Tensions in the vessels of up to 100 atm. have been reported. This points to the need of thick-walled xylem vessels in order to prevent a collapse of the vessels and stopping the flow of water.

Thus we see that in ascent of sap the water column is pulled upward en masse from the roots very much as a solid wire or rope may be pulled through a tube, only difference being that the water, since it is fluid, completely fills the cavity within the vessels. Ascent of sap is like lemonade sucked through a straw from a bottle on a hot summer day!

Although the aim of plant physiology is to explain all living processes in terms of known laws of physics and chemistry, the purely physical explanations of a living process seem, in most cases, incompatible with physiological evidence.

As a result it frequently becomes necessary to give a number of possible explanations of a particular pheno­menon and to attempt to evaluate the merit of each one on the basis of accepted physico- chemical theories.

Thus, in the case of ascent of sap, it has been considered quite logical to discard (?) all other hypotheses proposed as explanations of the mechanism of ascent of sap from time to time except one, Dixon’s Cohesion of water theory, as it is not desirable in an elementary treatise such as this to discuss all of them critically.
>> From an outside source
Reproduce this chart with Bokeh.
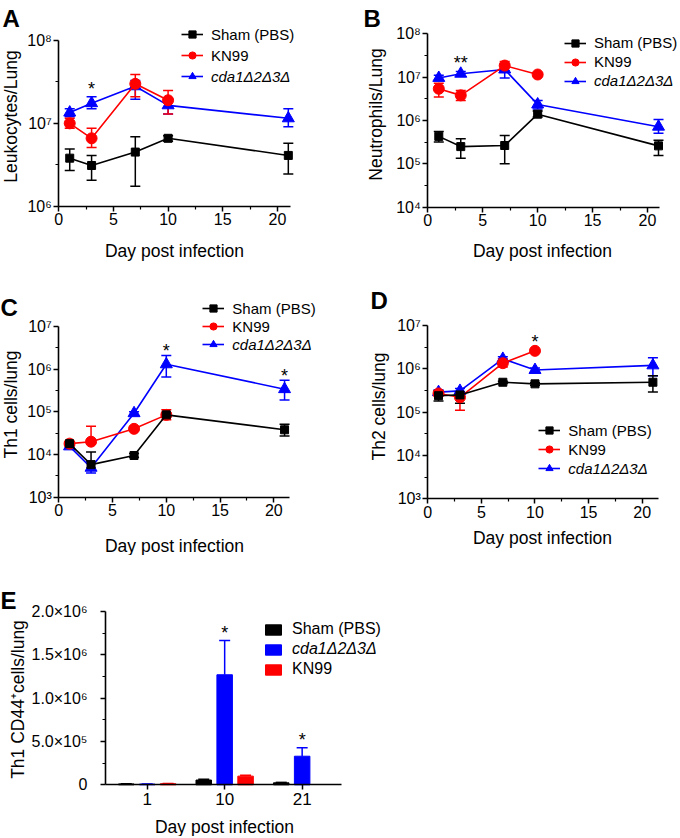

The transpiration- cohesion-tension theory is generally accepted, perhaps with a pinch of salt, not because it looks good, but it reasonably seem to agree with some known facts.

During recent years, the supporters of classical cohesion theory had also to face drastic criticisms from several investigators in England and elsewhere. Handley, from his investigations on maple seedlings, came to the conclusion that living cells only are involved in the ascent of sap as his test plants showed pronounced wilting of leaves where the temperature of the seedlings were lowered below 2°C. There was a complete recovery of wilted leaves when the temperature was increased above the so-called critical 2°C.

As sufficiently low temperature had not been employed to freeze the water in the vessels, according to Handley, there should not have been any curtailment of water movement in the vessels. But actually there was pronounced wilting of the aerial parts.

Handley was strongly supported by Preston, who from a study of Handley’s findings, came to the same conclusion.

Handley’s observations, together with others discussed by Preston, have prompted the latter to conclude that only living xylem is involved in water transport, and both of them called for the complete discarding of the classical cohesion theory. Where are we now, then?

According to these investigators, a chain of living cells continuous from roots to leaves was involved in the ascent of sap in plants and that the vessels and the supporting elements are not active in the actual water conduction but merely serve as reservoirs, a view point strikingly reminiscent of the classical vitalistic school led by Bose.

Lundegardh also proposed his idea about water movement in trees. The most salient points among his suggestions were that only a very small proportion of total water in a stem is mobile and as vessels and larger tracheids in large woody dicots are air-filled, they can scarcely play any part in the conduction of water, the movement of water being confined almost exclusively in the narrower tracheids in which there may be continuous water columns from roots to leaves. The activity of the living cell in the wood was supposed to be a strong contributory factor.

Lundegardh’s suggestion that vessels play only a minor role in water conduction is not, however, corroborated by the experience of several other investigators who pro­duced strong circumstantial evidence of the importance of vessels in water conduction in woody trees. Moreover Lundegardh’s suggestion that the narrower, medium-sized tra­cheids are the main channels of water transport in trees is certainly not keeping with mar­ked higher rates of water transport in dicotyledonous trees as opposed to those in conifers.